自宅で本格的な味を!インドネシアコーヒーの美味しい淹れ方
インドネシアコーヒーの個性を引き出すなら、ハンドドリップがおすすめです。特にマンデリンのような深煎りの豆は、以下のポイントで淹れると美味しさが際立ちます。
- お湯の温度: やや低めの85℃~90℃。高温すぎると苦味や雑味が出やすくなるため、少し落ち着かせたお湯でじっくり抽出するのがコツです。
- 挽き方: 中粗挽き~粗挽き。細かくしすぎず、ゆっくりと旨味を引き出します。
- 淹れ方: 最初は少量のお湯で30秒ほど蒸らします。その後、中心にゆっくり「の」の字を描くように、数回に分けてお湯を注ぎます。
インドネシアコーヒーはどこで買える?おすすめの通販・店舗
「美味しいインドネシアコーヒーを飲んでみたい!」と思ったら、品質にこだわる自家焙煎店(ロースタリー)を探すのが一番です。ここでは東京・豊島区エリアを例におすすめのお店をご紹介します。
- 珈琲豆 優(要町): マンデリンやスラウェシなど、複数のインドネシア産コーヒーを扱う名店。様々な産地の味を試したいなら、まず訪れたい場所です。
- 珈琲豆焙煎所 Toden Coffee(雑司が谷): 注文後に焙煎してくれるスペシャルティコーヒー店。「ジャイアント・マンデリン」など、ユニークな豆に出会える可能性があります。

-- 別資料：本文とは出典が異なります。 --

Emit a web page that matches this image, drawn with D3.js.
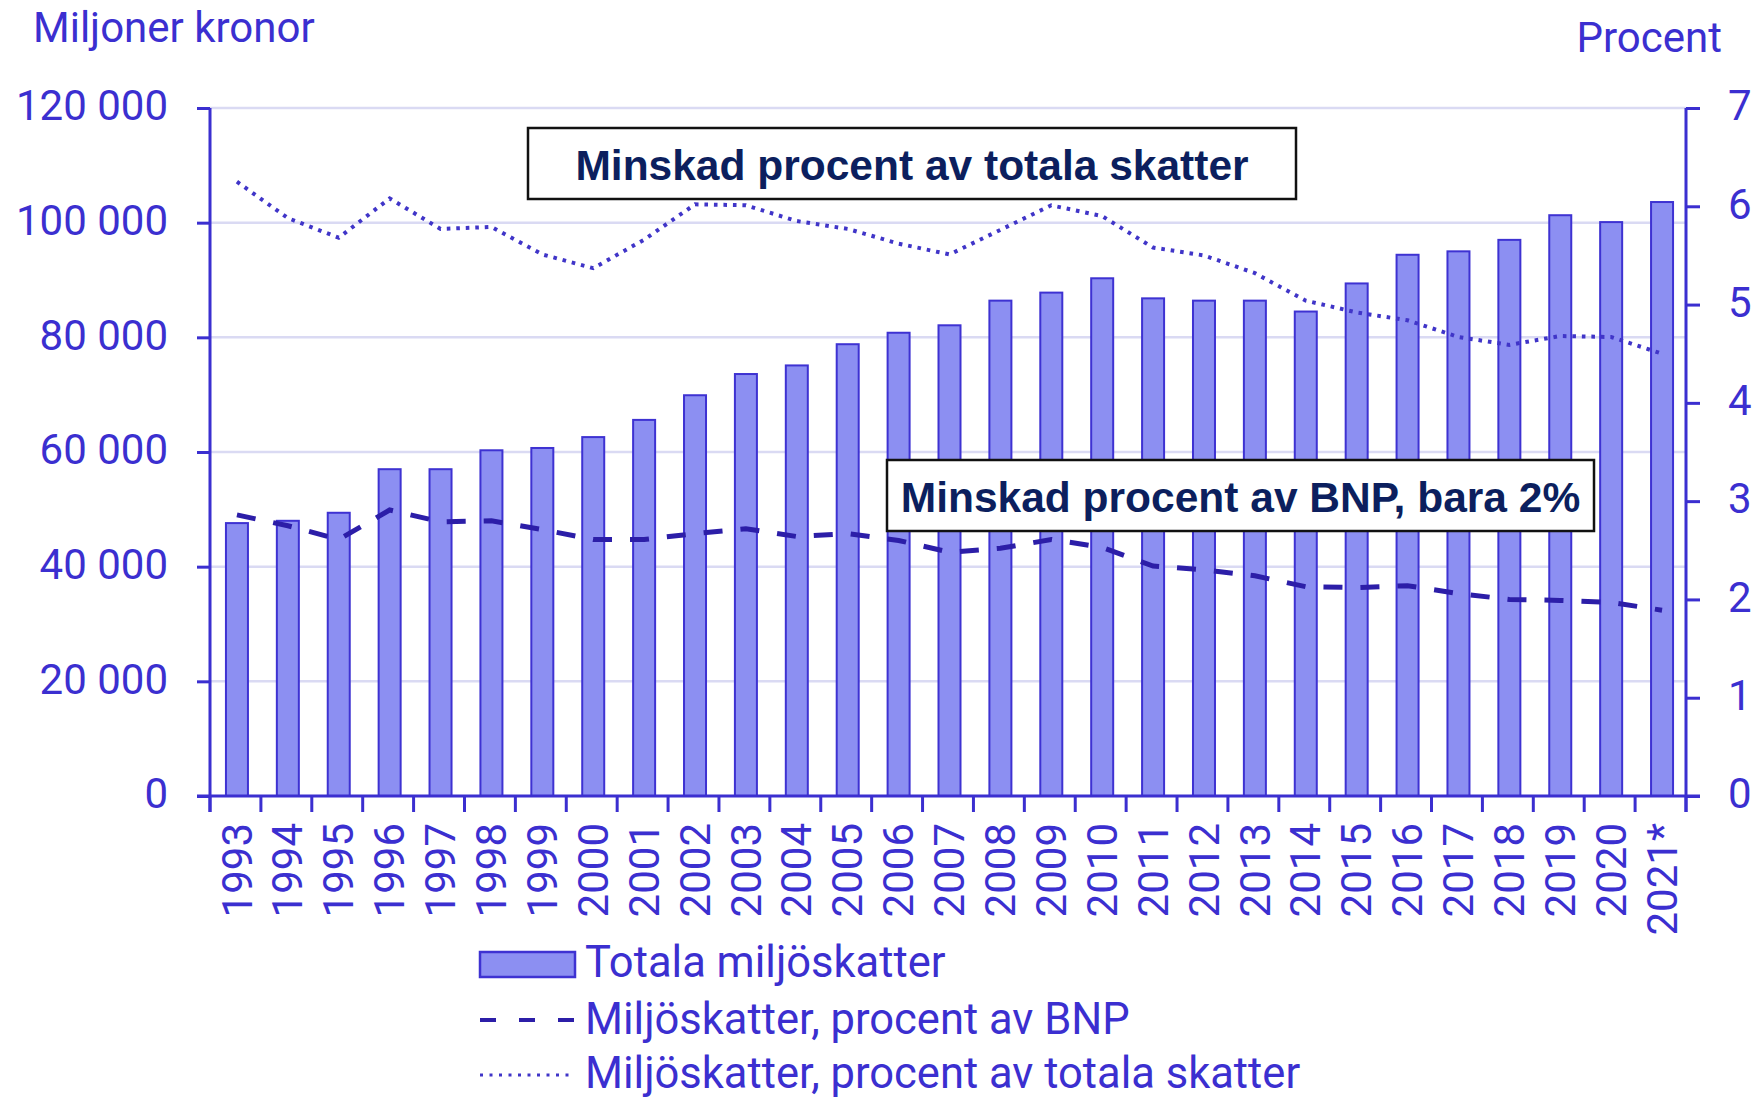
<!DOCTYPE html>
<html>
<head>
<meta charset="utf-8">
<script src="https://cdn.jsdelivr.net/npm/d3@7"></script>
<style>
  html, body { margin: 0; padding: 0; background: #ffffff; }
  svg { display: block; }
</style>
</head>
<body>
<svg id="chart" width="1754" height="1098"></svg>
<script>
// ---------------- DATA ----------------
const years = ["1993","1994","1995","1996","1997","1998","1999","2000","2001","2002",
  "2003","2004","2005","2006","2007","2008","2009","2010","2011","2012",
  "2013","2014","2015","2016","2017","2018","2019","2020","2021*"];

// Totala miljöskatter, miljoner kronor
const totalEnvTaxes = [47600, 48000, 49400, 57000, 57000, 60300, 60700, 62600, 65600, 69900,
  73600, 75100, 78800, 80800, 82100, 86400, 87800, 90300, 86800, 86400,
  86400, 84500, 89400, 94400, 95000, 97000, 101300, 100100, 103600];

// Miljöskatter, procent av BNP
const pctOfGDP = [2.86, 2.75, 2.61, 2.91, 2.79, 2.80, 2.71, 2.61, 2.61, 2.67,
  2.72, 2.64, 2.67, 2.60, 2.48, 2.52, 2.61, 2.53, 2.34, 2.30,
  2.24, 2.13, 2.12, 2.14, 2.06, 2.00, 1.99, 1.97, 1.89];

// Miljöskatter, procent av totala skatter
const pctOfTotalTaxes = [6.25, 5.88, 5.68, 6.08, 5.77, 5.79, 5.51, 5.37, 5.66, 6.02,
  6.01, 5.85, 5.77, 5.62, 5.51, 5.76, 6.01, 5.90, 5.58, 5.50,
  5.32, 5.04, 4.92, 4.84, 4.67, 4.59, 4.68, 4.67, 4.50];

const leftTicks = [0, 20000, 40000, 60000, 80000, 100000, 120000];
const rightTicks = [0, 1, 2, 3, 4, 5, 6, 7];

const leftAxisTitle = "Miljoner kronor";
const rightAxisTitle = "Procent";
const legendLabels = ["Totala miljöskatter", "Miljöskatter, procent av BNP", "Miljöskatter, procent av totala skatter"];
const annotationTexts = ["Minskad procent av totala skatter", "Minskad procent av BNP, bara 2%"];

// ---------------- STYLE / LAYOUT ----------------
const W = 1754, H = 1098;
const plotLeft = 210, plotRight = 1686, plotTop = 108, plotBottom = 796;
const blue = "#3b2fd0";
const barFill = "#8c8ff2";
const barStroke = "#3e32d2";
const gridColor = "#dadaf3";
const dashColor = "#2c1ea8";
const dotColor = "#4035c8";
const navy = "#0c1f5e";
const font = "Roboto, 'Liberation Sans', Arial, sans-serif";
const fontSize = 42;

const svg = d3.select("#chart");
svg.append("rect").attr("width", W).attr("height", H).attr("fill", "#fff");

// ---------------- SCALES ----------------
const x = d3.scaleBand().domain(years).range([plotLeft, plotRight]).padding(0);
const yL = d3.scaleLinear().domain([0, 120000]).range([plotBottom, plotTop]);
const yR = d3.scaleLinear().domain([0, 7]).range([plotBottom, plotTop]);
const cx = d => x(d) + x.bandwidth() / 2 + 1.5;

const locale = d3.formatLocale({ decimal: ",", thousands: " ", grouping: [3], currency: ["", ""] });
const fmt = locale.format(",");

// ---------------- GRIDLINES ----------------
svg.append("g")
  .selectAll("line")
  .data(leftTicks.filter(t => t > 0))
  .join("line")
  .attr("x1", plotLeft).attr("x2", plotRight)
  .attr("y1", d => yL(d)).attr("y2", d => yL(d))
  .attr("stroke", gridColor).attr("stroke-width", 2.5);

// ---------------- BARS ----------------
const barW = 22;
svg.append("g")
  .selectAll("rect")
  .data(years.map((y, i) => ({ y, v: totalEnvTaxes[i] })))
  .join("rect")
  .attr("x", d => cx(d.y) - barW / 2)
  .attr("y", d => yL(d.v))
  .attr("width", barW)
  .attr("height", d => plotBottom - yL(d.v))
  .attr("fill", barFill)
  .attr("stroke", barStroke)
  .attr("stroke-width", 2);

// ---------------- LINES ----------------
const pctLine = d3.line().x((d, i) => cx(years[i])).y(d => yR(d));
svg.append("path")
  .datum(pctOfGDP)
  .attr("d", pctLine)
  .attr("fill", "none")
  .attr("stroke", dashColor)
  .attr("stroke-width", 5)
  .attr("stroke-dasharray", "19,18");

svg.append("path")
  .datum(pctOfTotalTaxes)
  .attr("d", pctLine)
  .attr("fill", "none")
  .attr("stroke", dotColor)
  .attr("stroke-width", 4)
  .attr("stroke-dasharray", "3.6,5.9");

// ---------------- AXES ----------------
const axisStyle = g => {
  g.select(".domain").remove();
  g.selectAll(".tick line").attr("stroke", blue).attr("stroke-width", 3);
  g.selectAll(".tick text")
    .attr("fill", blue)
    .attr("font-family", font)
    .attr("font-size", fontSize)
    .attr("dy", "0.28em");
};

svg.append("g")
  .attr("transform", `translate(${plotLeft},0)`)
  .call(d3.axisLeft(yL).tickValues(leftTicks).tickFormat(fmt).tickSize(13).tickPadding(29))
  .call(axisStyle);

svg.append("g")
  .attr("transform", `translate(${plotRight},0)`)
  .call(d3.axisRight(yR).tickValues(rightTicks).tickFormat(d3.format("d")).tickSize(14).tickPadding(28))
  .call(axisStyle);

// axis lines
svg.append("line").attr("x1", plotLeft).attr("x2", plotLeft).attr("y1", plotTop).attr("y2", 812)
  .attr("stroke", blue).attr("stroke-width", 3);
svg.append("line").attr("x1", plotRight).attr("x2", plotRight).attr("y1", plotTop).attr("y2", 812)
  .attr("stroke", blue).attr("stroke-width", 3);
svg.append("line").attr("x1", plotLeft - 13).attr("x2", plotRight + 14).attr("y1", plotBottom).attr("y2", plotBottom)
  .attr("stroke", blue).attr("stroke-width", 3);

// x boundary ticks
const boundaries = years.map(y => x(y)).concat([x.range()[1]]);
svg.append("g")
  .selectAll("line")
  .data(boundaries)
  .join("line")
  .attr("x1", d => d).attr("x2", d => d)
  .attr("y1", plotBottom).attr("y2", 812)
  .attr("stroke", blue).attr("stroke-width", 3);

// x labels (rotated)
svg.append("g")
  .selectAll("text")
  .data(years)
  .join("text")
  .attr("transform", d => `translate(${cx(d) - 0.5},823) rotate(-90)`)
  .attr("text-anchor", "end")
  .attr("dy", "0.36em")
  .attr("fill", blue)
  .attr("font-family", font)
  .attr("font-size", fontSize)
  .text(d => d);

// axis titles
svg.append("text").attr("x", 33).attr("y", 42)
  .attr("fill", blue).attr("font-family", font).attr("font-size", fontSize)
  .text(leftAxisTitle);
svg.append("text").attr("x", 1722).attr("y", 52).attr("text-anchor", "end")
  .attr("fill", blue).attr("font-family", font).attr("font-size", fontSize)
  .text(rightAxisTitle);

// ---------------- LEGEND ----------------
const lg = svg.append("g");
lg.append("rect").attr("x", 480).attr("y", 952).attr("width", 95).attr("height", 25)
  .attr("fill", barFill).attr("stroke", barStroke).attr("stroke-width", 2.5);
lg.append("line").attr("x1", 480).attr("x2", 575).attr("y1", 1020).attr("y2", 1020)
  .attr("stroke", dashColor).attr("stroke-width", 4).attr("stroke-dasharray", "16,23");
lg.append("line").attr("x1", 480).attr("x2", 575).attr("y1", 1075).attr("y2", 1075)
  .attr("stroke", dotColor).attr("stroke-width", 3).attr("stroke-dasharray", "3,6.5");
const legendBaselines = [977, 1034, 1088];
lg.selectAll("text")
  .data(legendLabels)
  .join("text")
  .attr("x", 585)
  .attr("y", (d, i) => legendBaselines[i])
  .attr("fill", blue)
  .attr("font-family", font)
  .attr("font-size", 43.5)
  .text(d => d);

// ---------------- ANNOTATION BOXES ----------------
const boxes = [
  { x0: 528, y0: 128, x1: 1296, y1: 199, baseline: 180 },
  { x0: 887, y0: 460, x1: 1594, y1: 531, baseline: 512 }
];
const ann = svg.append("g");
boxes.forEach((b, i) => {
  ann.append("rect")
    .attr("x", b.x0).attr("y", b.y0)
    .attr("width", b.x1 - b.x0).attr("height", b.y1 - b.y0)
    .attr("fill", "#fff").attr("stroke", "#111").attr("stroke-width", 2.5);
  ann.append("text")
    .attr("x", (b.x0 + b.x1) / 2).attr("y", b.baseline)
    .attr("text-anchor", "middle")
    .attr("fill", navy)
    .attr("font-family", "'Liberation Sans', Arial, sans-serif")
    .attr("font-weight", "bold")
    .attr("font-size", 42.5)
    .text(annotationTexts[i]);
});
</script>
</body>
</html>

- 青海珈琲(Aomi Coffee)池袋店: 豆の品質鑑定マスターが在籍する信頼のお店。定番の「マンデリンG1」などを扱っています。
まとめ
いかがでしたか?インドネシアコーヒーは、歴史に育まれた個性、島ごとに全く異なる多様な風味、そして驚くほどユニークなコーヒー文化を持つ、非常に奥深い世界です。
- しっかりしたコクと苦味が好きなら「マンデリン」
- バランスの取れたマイルドな味が好きなら「トラジャ」
- フルーティーで爽やかな味を試したいなら「ガヨ」や「バリ」
この記事を参考に、ぜひあなただけのお気に入りの一杯を見つけて、その複雑で魅力的な物語を味わってみてくださいね。